Iraq's new prime minister said earlier on the same day that foreign ground troops were neither needed nor welcome on his country's soil. In his first interview with foreign media since taking office on September 8, Haider al-Abbadi told the Associated Press news agency that US airstrikes have helped Iraq's efforts to deter IS, but said foreign boots on the ground were "out of the question."
"Not only is it not necessary," he said, "We don't want them. We won't allow them. Full stop." Dempsey had said that he might recommend having US troops do more, potentially accompanying Iraqis during complicated offensives, such as a battle to retake the northern city of Mosul from IS fighters. "It could very well be part of that particular mission - to provide close combat advising or accompanying for that mission," he said.
Dempsey acknowledged that Obama's "stated policy is that we will not have US ground forces in direct combat.

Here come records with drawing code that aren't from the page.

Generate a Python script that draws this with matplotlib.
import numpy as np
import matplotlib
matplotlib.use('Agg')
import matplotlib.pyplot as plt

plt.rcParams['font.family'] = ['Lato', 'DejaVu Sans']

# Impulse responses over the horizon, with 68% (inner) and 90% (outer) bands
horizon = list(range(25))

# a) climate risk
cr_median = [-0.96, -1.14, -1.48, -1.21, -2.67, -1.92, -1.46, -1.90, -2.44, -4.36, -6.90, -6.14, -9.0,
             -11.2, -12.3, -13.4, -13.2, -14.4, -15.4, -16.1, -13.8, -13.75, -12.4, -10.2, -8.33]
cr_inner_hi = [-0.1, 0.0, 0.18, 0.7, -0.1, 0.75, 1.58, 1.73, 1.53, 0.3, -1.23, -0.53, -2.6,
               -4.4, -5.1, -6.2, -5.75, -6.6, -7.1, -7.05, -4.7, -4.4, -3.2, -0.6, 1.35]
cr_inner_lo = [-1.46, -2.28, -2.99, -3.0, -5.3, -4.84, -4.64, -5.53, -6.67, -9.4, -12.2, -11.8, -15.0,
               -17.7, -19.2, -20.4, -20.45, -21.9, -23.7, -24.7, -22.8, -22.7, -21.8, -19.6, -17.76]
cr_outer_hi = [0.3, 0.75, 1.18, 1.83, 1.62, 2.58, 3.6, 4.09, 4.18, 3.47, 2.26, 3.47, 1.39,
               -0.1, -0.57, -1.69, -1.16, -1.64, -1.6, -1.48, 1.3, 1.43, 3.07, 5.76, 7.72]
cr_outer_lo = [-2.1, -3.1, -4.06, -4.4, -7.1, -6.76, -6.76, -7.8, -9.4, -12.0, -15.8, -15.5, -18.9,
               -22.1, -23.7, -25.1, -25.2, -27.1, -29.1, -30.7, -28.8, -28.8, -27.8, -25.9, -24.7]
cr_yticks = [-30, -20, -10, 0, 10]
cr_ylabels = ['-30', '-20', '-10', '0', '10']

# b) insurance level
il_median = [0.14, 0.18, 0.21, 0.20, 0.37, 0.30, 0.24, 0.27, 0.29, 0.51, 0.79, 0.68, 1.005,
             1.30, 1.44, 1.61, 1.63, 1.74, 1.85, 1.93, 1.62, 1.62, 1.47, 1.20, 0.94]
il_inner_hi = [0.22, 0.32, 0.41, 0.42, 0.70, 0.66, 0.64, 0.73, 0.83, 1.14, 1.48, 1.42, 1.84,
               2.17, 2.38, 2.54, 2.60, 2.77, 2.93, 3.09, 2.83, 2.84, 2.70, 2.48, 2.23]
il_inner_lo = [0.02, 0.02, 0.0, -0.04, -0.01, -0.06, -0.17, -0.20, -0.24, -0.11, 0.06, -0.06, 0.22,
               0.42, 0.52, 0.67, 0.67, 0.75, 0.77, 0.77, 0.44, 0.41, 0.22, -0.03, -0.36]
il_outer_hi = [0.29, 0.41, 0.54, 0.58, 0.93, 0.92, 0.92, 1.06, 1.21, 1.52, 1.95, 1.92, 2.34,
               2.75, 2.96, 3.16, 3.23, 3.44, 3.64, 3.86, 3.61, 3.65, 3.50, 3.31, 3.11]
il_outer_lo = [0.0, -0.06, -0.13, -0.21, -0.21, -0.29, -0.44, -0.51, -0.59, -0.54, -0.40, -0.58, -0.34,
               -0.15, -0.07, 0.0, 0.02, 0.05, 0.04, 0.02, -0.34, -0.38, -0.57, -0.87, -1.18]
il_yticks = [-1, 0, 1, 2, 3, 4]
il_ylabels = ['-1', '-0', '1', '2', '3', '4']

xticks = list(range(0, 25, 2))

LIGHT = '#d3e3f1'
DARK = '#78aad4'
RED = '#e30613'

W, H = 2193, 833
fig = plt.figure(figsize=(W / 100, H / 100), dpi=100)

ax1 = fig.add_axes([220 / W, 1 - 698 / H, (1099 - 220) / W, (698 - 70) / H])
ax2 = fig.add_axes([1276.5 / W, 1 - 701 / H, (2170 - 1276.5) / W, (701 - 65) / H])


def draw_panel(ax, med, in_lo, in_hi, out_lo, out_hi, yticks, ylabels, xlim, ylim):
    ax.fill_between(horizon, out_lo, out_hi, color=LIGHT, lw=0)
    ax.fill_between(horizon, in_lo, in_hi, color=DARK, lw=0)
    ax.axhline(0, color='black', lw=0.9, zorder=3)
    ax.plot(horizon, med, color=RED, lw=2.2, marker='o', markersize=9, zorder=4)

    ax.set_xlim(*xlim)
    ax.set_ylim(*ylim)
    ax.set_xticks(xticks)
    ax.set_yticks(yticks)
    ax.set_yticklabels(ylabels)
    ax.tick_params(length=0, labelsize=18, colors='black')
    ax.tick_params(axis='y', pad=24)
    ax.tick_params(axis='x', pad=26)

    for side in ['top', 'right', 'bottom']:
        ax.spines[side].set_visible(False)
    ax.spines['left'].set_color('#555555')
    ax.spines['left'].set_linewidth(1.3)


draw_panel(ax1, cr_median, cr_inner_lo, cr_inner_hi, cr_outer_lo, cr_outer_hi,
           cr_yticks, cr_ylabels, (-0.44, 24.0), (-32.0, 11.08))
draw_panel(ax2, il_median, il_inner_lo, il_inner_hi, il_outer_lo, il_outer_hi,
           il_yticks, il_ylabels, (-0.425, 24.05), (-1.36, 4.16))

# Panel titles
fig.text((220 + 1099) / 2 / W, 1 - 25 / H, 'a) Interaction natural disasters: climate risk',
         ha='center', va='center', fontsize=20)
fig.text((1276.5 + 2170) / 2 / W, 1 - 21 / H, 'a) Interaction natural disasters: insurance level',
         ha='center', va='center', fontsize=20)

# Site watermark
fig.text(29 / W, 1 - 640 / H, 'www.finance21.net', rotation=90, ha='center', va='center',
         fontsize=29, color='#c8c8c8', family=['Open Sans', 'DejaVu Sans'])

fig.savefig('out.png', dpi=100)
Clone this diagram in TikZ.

Iraq's Al-Abadi, though ruling out ground troops, urged the international community to expand its campaign against IS to include neighbouring Syria.
"The fight will go on unless ISIL is hit in Syria," he said. "This is the responsibility of the international community - on top of them the United States government - to do something about ISIL in Syria," al-Abadi said. "We cannot afford to fight our neighbour, even if we disagree on many things," al-Abadi said. "This is our neighbour. We don't want to enter into problems with them. For us sovereignty of Syria is very important."
IS was established in Iraq but spread to Syria, where years of civil war laid the ground for it to grow exponentially.
Following its success in Syria, the group's fighters - including many Iraqi nationals - took over northern and western Iraq in June, seizing control of a huge swath of territory. The group now rules over land stretching from northern Syria to the outskirts of Baghdad.